I don't think just applying Dijkstra's algorithm will work here. It finds one cheapest cost path, and there is really no way to modify it to find all shortest paths.
Since this is such a special graph (i.e. directed and acyclic), you can compute the number of cheapest paths, provided you know what the cost of the cheapest path is, using a simple recurrence. Notice that
number_paths(i,j)=number_of_paths(i-1,j)+number_of_paths(i,j-1)
i.e. the number of paths from any node is the sum of that from the nodes above and to its right. (This omits the base cases where the current node is the destination and where the destination node is unreachable from the current node.)
The only thing needed is to modify this to count only those paths that are cheapest. Now, we already know that the cheapest path has some cost X. We can use it to augment our recurrence so that it only counts the cheapest path. At the start node, we know that the cost of the remaining path is X. From any of the adjacent nodes to the start node (i.e. from the nodes directly above and right of it), the cost is therefore X-e, where e is the cost of the edge between those nodes. This rule applies to any node where the cost to reach the current node is known. Thus we know we have traversed a cheapest path when we reach the destination node and the value of that node is 0 (i.e. we have subtracted all the costs of the edges that form a cheapest path).
So we can just augment our recurrence so that we keep 3 values instead of 2, the coordinates and the remaining cost of the path (essentially converting into the same problem for a 3D graph, where the 3rd dimension is cost).
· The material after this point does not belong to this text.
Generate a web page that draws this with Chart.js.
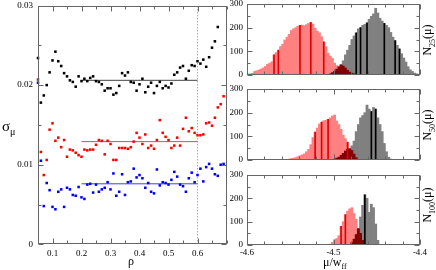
<!DOCTYPE html>
<html>
<head>
<meta charset="utf-8">
<script src="https://cdn.jsdelivr.net/npm/chart.js@4.4.1/dist/chart.umd.min.js"></script>
<style>
  body { margin: 0; background: #fff; }
  #wrap { position: relative; width: 436px; height: 270px; overflow: hidden; font-family: "Liberation Serif", serif; }
  canvas { position: absolute; }
  .lab { position: absolute; color: #000; white-space: nowrap; line-height: 1; font-size: 12px; }
  .lab sub { font-size: 8px; }
  .rot { transform: translate(-50%, -50%) rotate(-90deg); }
</style>
</head>
<body>
<div id="wrap">
  <canvas id="left" width="232" height="270" style="left:0;top:0"></canvas>
  <canvas id="n25" width="210" height="80" style="left:222px;top:0"></canvas>
  <canvas id="n50" width="210" height="80" style="left:222px;top:85px"></canvas>
  <canvas id="n100" width="210" height="100" style="left:222px;top:170px"></canvas>
  <div class="lab" style="left:2px;top:119px;font-size:15px">σ<sub style="font-size:10px">μ</sub></div>
  <div class="lab" style="left:128px;top:255px">ρ</div>
  <div class="lab" style="left:323px;top:256px">μ/w<sub>ff</sub></div>
  <div class="lab rot" style="left:429px;top:40px">N<sub>25</sub>(μ)</div>
  <div class="lab rot" style="left:429px;top:125px">N<sub>50</sub>(μ)</div>
  <div class="lab rot" style="left:429px;top:205px">N<sub>100</sub>(μ)</div>
</div>
<script>
// left panel: sigma_mu vs rho
const rho = [0.05, 0.06, 0.07, 0.08, 0.09, 0.10, 0.11, 0.12, 0.13, 0.14, 0.15, 0.16, 0.17,
  0.18, 0.19, 0.20, 0.21, 0.22, 0.23, 0.24, 0.25, 0.26, 0.27, 0.28, 0.29, 0.30, 0.31, 0.32,
  0.33, 0.34, 0.35, 0.36, 0.37, 0.38, 0.39, 0.40, 0.41, 0.42, 0.43, 0.44, 0.45, 0.46, 0.47,
  0.48, 0.49, 0.50, 0.51, 0.52, 0.53, 0.54, 0.55, 0.56, 0.57, 0.58, 0.59, 0.60, 0.61, 0.62,
  0.63, 0.64, 0.65, 0.66, 0.67, 0.68, 0.69];

const sigma25 = [0.0234, 0.0178, 0.0187, 0.0200, 0.0216, 0.0231, 0.0242, 0.0230, 0.0224, 0.0215,
  0.0211, 0.0206, 0.0204, 0.0198, 0.0211, 0.0205, 0.0208, 0.0205, 0.0209, 0.0211, 0.0205, 0.0204,
  0.0201, 0.0193, 0.0196, 0.0196, 0.0188, 0.0190, 0.0199, 0.0215, 0.0212, 0.0216, 0.0204, 0.0203,
  0.0193, 0.0201, 0.0208, 0.0191, 0.0198, 0.0203, 0.0190, 0.0199, 0.0204, 0.0196, 0.0199, 0.0197,
  0.0202, 0.0213, 0.0216, 0.0222, 0.0224, 0.0208, 0.0218, 0.0225, 0.0224, 0.0230, 0.0227, 0.0232,
  0.0223, 0.0235, 0.0247, 0.0255, 0.0273, null, null];

const sigma50 = [0.0207, 0.0116, 0.0087, 0.0106, 0.0144, 0.0152, 0.0130, 0.0134, 0.0122, 0.0131,
  0.0110, 0.0119, 0.0118, 0.0115, 0.0112, 0.0110, 0.0119, 0.0118, 0.0119, 0.0119, 0.0125, 0.0131,
  0.0130, 0.0113, 0.0130, 0.0126, 0.0106, 0.0106, 0.0121, 0.0121, 0.0121, 0.0120, 0.0122, 0.0129,
  0.0140, 0.0134, 0.0126, 0.0138, 0.0121, 0.0124, 0.0120, 0.0131, 0.0156, 0.0140, 0.0135, 0.0131,
  0.0121, 0.0124, 0.0134, 0.0124, 0.0145, 0.0159, 0.0142, 0.0146, 0.0140, 0.0137, 0.0137, 0.0138,
  0.0152, 0.0153, 0.0149, 0.0159, 0.0172, 0.0176, 0.0186];

const sigma100 = [0.0203, 0.0105, 0.0048, 0.0077, 0.0068, 0.0047, 0.0044, 0.0066, 0.0069, 0.0047,
  0.0071, 0.0069, 0.0062, 0.0061, 0.0072, 0.0059, 0.0057, 0.0075, 0.0076, 0.0065, 0.0075, 0.0066,
  0.0069, 0.0071, 0.0078, 0.0069, 0.0089, 0.0061, 0.0066, 0.0088, 0.0062, 0.0078, 0.0079, 0.0095,
  0.0084, 0.0087, 0.0083, 0.0071, 0.0077, 0.0066, 0.0064, 0.0094, 0.0074, 0.0078, 0.0077, 0.0075,
  0.0081, 0.0091, 0.0085, 0.0075, 0.0073, 0.0066, 0.0083, 0.0090, 0.0078, 0.0087, 0.0095, 0.0079,
  0.0097, 0.0101, 0.0095, 0.0088, 0.0086, 0.0100, 0.0101];

// plateau averages between rho = 0.2 and 0.6, and the cut at 0.6
const plateauRho = [0.2, 0.6];
const plateau25 = 0.0206;
const plateau50 = 0.0129;
const plateau100 = 0.0076;
const cutRho = 0.6;

// right panels: histograms N(mu), bins of 0.0025 starting at -4.6
const binLo = -4.6;
const binW = 0.0025;

const red25From = 0;
const red25 = [4, 5, 7, 15, 18, 21, 25, 30, 36, 45, 50, 56, 85, 95, 105, 120, 130, 148, 160, 172,
  188, 195, 200, 206, 210, 211, 208, 213, 218, 222, 215, 197, 185, 178, 162, 140, 120, 92, 80, 70,
  50, 40, 33, 22, 15, 8, 4];
const gray25From = 43;
const gray25 = [45, 60, 85, 105, 125, 150, 165, 178, 195, 200, 210, 214, 220, 235, 248, 258, 282,
  262, 240, 228, 218, 210, 200, 180, 160, 145, 125, 110, 90, 72, 55, 35, 22, 15, 8, 5, 3];
const dark25From = 38;
const dark25 = [5, 10, 15, 25, 35, 42, 38, 30, 20, 12, 8, 5, 3];
const redLines25 = [12, 14, 24, 29, 35];
const grayLines25 = [50, 52, 55, 63, 68, 70];

const red50From = 19;
const red50 = [4, 6, 8, 10, 14, 18, 22, 26, 35, 45, 65, 95, 118, 135, 152, 160, 166, 168, 172, 178,
  186, 190, 165, 150, 130, 105, 90, 75, 45, 25, 8];
const gray50From = 47;
const gray50 = [30, 60, 80, 120, 150, 178, 188, 200, 232, 215, 205, 222, 215, 178, 150, 120, 70, 35, 12, 4];
const dark50From = 40;
const dark50 = [4, 8, 12, 20, 28, 38, 45, 48, 40, 25, 10];
const redLines50 = [31, 34, 37, 46];
const grayLines50 = [57, 59];

const red100From = 38;
const red100 = [4, 12, 22, 28, 40, 80, 100, 130, 145, 155, 160, 135, 110, 70, 30];
const gray100From = 50;
const gray100 = [20, 60, 120, 170, 215, 200, 140, 175, 160, 90, 20];
const dark100From = 48;
const dark100 = [10, 25, 45, 70, 50, 20, 5];
const redLines100 = [43, 45];
const grayLines100 = [54];

const FONT = { family: 'Liberation Serif', size: 9 };

// frame with inward ticks on all four sides
const frameTicks = {
  id: 'frameTicks',
  afterDraw(chart) {
    const ctx = chart.ctx, a = chart.chartArea;
    const l = Math.round(a.left) + 0.5, r = Math.round(a.right) - 0.5;
    const t = Math.round(a.top) + 0.5, b = Math.round(a.bottom) - 0.5;
    const sx = chart.scales.x, sy = chart.scales.y;
    ctx.save();
    ctx.strokeStyle = '#666';
    ctx.lineWidth = 1;
    ctx.beginPath();
    sx.ticks.forEach(tk => {
      const p = Math.round(sx.getPixelForValue(tk.value)) + 0.5;
      const len = tk.label ? 5 : 3;
      ctx.moveTo(p, b); ctx.lineTo(p, b - len);
      ctx.moveTo(p, t); ctx.lineTo(p, t + len);
    });
    sy.ticks.forEach(tk => {
      const p = Math.round(sy.getPixelForValue(tk.value)) + 0.5;
      const len = tk.label ? 5 : 3;
      ctx.moveTo(l, p); ctx.lineTo(l + len, p);
      ctx.moveTo(r, p); ctx.lineTo(r - len, p);
    });
    ctx.stroke();
    ctx.strokeRect(l, t, r - l, b - t);
    ctx.restore();
  }
};

function fixY(w) {
  return function (s) { s.width = w; s.paddingTop = 0; s.paddingBottom = 0; };
}
function fixX(h) {
  return function (s) { s.height = h; s.paddingLeft = 0; s.paddingRight = 0; };
}

function points(ys) {
  const out = [];
  rho.forEach((r, i) => { if (ys[i] !== null) out.push({ x: r, y: ys[i] }); });
  return out;
}
function dots(ys, color) {
  return { data: points(ys), backgroundColor: color, borderWidth: 0, pointStyle: 'rect',
    pointRadius: 1.8, clip: false };
}
function flat(v, color) {
  return { data: plateauRho.map(r => ({ x: r, y: v })), showLine: true, borderColor: color,
    borderWidth: 1, pointRadius: 0 };
}

new Chart(document.getElementById('left'), {
  type: 'scatter',
  data: {
    datasets: [
      dots(sigma25, '#000'),
      dots(sigma50, '#ff0000'),
      dots(sigma100, '#0000ff'),
      flat(plateau25, '#444'),
      flat(plateau50, '#ff4040'),
      flat(plateau100, '#4040ff'),
      { data: [{ x: cutRho, y: 0 }, { x: cutRho, y: 0.03 }], showLine: true, borderColor: '#888',
        borderWidth: 1, borderDash: [1, 2], pointRadius: 0 }
    ]
  },
  options: {
    responsive: false,
    animation: false,
    layout: { padding: { left: 0, top: 5.5, right: 5.5, bottom: 0 } },
    plugins: { legend: { display: false }, tooltip: { enabled: false } },
    scales: {
      x: {
        type: 'linear', min: 0.05, max: 0.7,
        grid: { display: false, drawTicks: false }, border: { display: false },
        ticks: {
          stepSize: 0.05, autoSkip: false, maxRotation: 0, padding: 4, color: '#000', font: FONT,
          callback: v => { const k = Math.round(v * 100); return (k % 10 === 0 && k < 70) ? v.toFixed(1) : ''; }
        },
        afterFit: fixX(25.7)
      },
      y: {
        min: 0, max: 0.03,
        grid: { display: false, drawTicks: false }, border: { display: false },
        ticks: {
          stepSize: 0.005, autoSkip: false, padding: 5, color: '#000', font: FONT,
          callback: v => { const k = Math.round(v * 1000); return k % 10 === 0 ? (k === 0 ? '0' : v.toFixed(2)) : ''; }
        },
        afterFit: fixY(38)
      }
    }
  },
  plugins: [frameTicks]
});

function center(i) { return binLo + (i + 0.5) * binW; }
function bars(from, counts) { return counts.map((c, k) => ({ x: center(from + k), y: c })); }
function lines(from, counts, idx) { return idx.map(i => ({ x: center(i), y: counts[i - from] })); }

function histogram(id, red, redFrom, gray, grayFrom, dark, darkFrom, redLines, grayLines, padTop, xH, showX) {
  const common = { grouped: false, barPercentage: 1, categoryPercentage: 1, borderWidth: 0 };
  new Chart(document.getElementById(id), {
    type: 'bar',
    data: {
      datasets: [
        Object.assign({ data: lines(grayFrom, gray, grayLines), backgroundColor: '#000', barThickness: 1, order: 0 }, common),
        Object.assign({ data: lines(redFrom, red, redLines), backgroundColor: '#e00000', barThickness: 1, order: 0 }, common),
        Object.assign({ data: bars(darkFrom, dark), backgroundColor: '#800000', order: 1 }, common),
        Object.assign({ data: bars(grayFrom, gray), backgroundColor: '#808080', order: 2 }, common),
        Object.assign({ data: bars(redFrom, red), backgroundColor: '#ff8080', order: 3 }, common)
      ]
    },
    options: {
      responsive: false,
      animation: false,
      layout: { padding: { left: 0, top: padTop, right: 12, bottom: 0 } },
      plugins: { legend: { display: false }, tooltip: { enabled: false } },
      scales: {
        x: {
          type: 'linear', min: -4.6, max: -4.4, offset: false,
          grid: { display: false, drawTicks: false, offset: false }, border: { display: false },
          ticks: {
            display: showX, stepSize: 0.02, autoSkip: false, maxRotation: 0, padding: 2, color: '#000', font: FONT,
            callback: v => { const k = Math.round(v * 100); return k % 10 === 0 ? v.toFixed(1) : ''; }
          },
          afterFit: fixX(xH)
        },
        y: {
          min: 0, max: 300,
          grid: { display: false, drawTicks: false }, border: { display: false },
          ticks: {
            stepSize: 50, autoSkip: false, padding: 4, color: '#000', font: FONT,
            callback: v => (v % 100 === 0 ? String(v) : '')
          },
          afterFit: fixY(25)
        }
      }
    },
    plugins: [frameTicks]
  });
}

histogram('n25', red25, red25From, gray25, gray25From, dark25, dark25From, redLines25, grayLines25, 4, 5, false);
histogram('n50', red50, red50From, gray50, gray50From, dark50, dark50From, redLines50, grayLines50, 4, 5, false);
histogram('n100', red100, red100From, gray100, gray100From, dark100, dark100From, redLines100, grayLines100, 5, 25, true);
</script>
</body>
</html>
The start node is of the form (x_start,y_start,cost), the destination node is of the form (x_end,y_end,0). Our recurrence would look like:
paths(x,y,cost_left)=
0 if x_end,y_end is unreachable from x,y or cost_left<0
1 if x==X-end and y==y_end and cost_left==0
paths(x-1,y,cost_left-edge(x,y,x-1,y))+paths(x,y-1,cost_left-edge(x,y,x,u-1)) otherwise
The complexity of the algorithm should be O(n*m*C) where n and m are the dimensions of the grid and C is the cost of the cheapest path.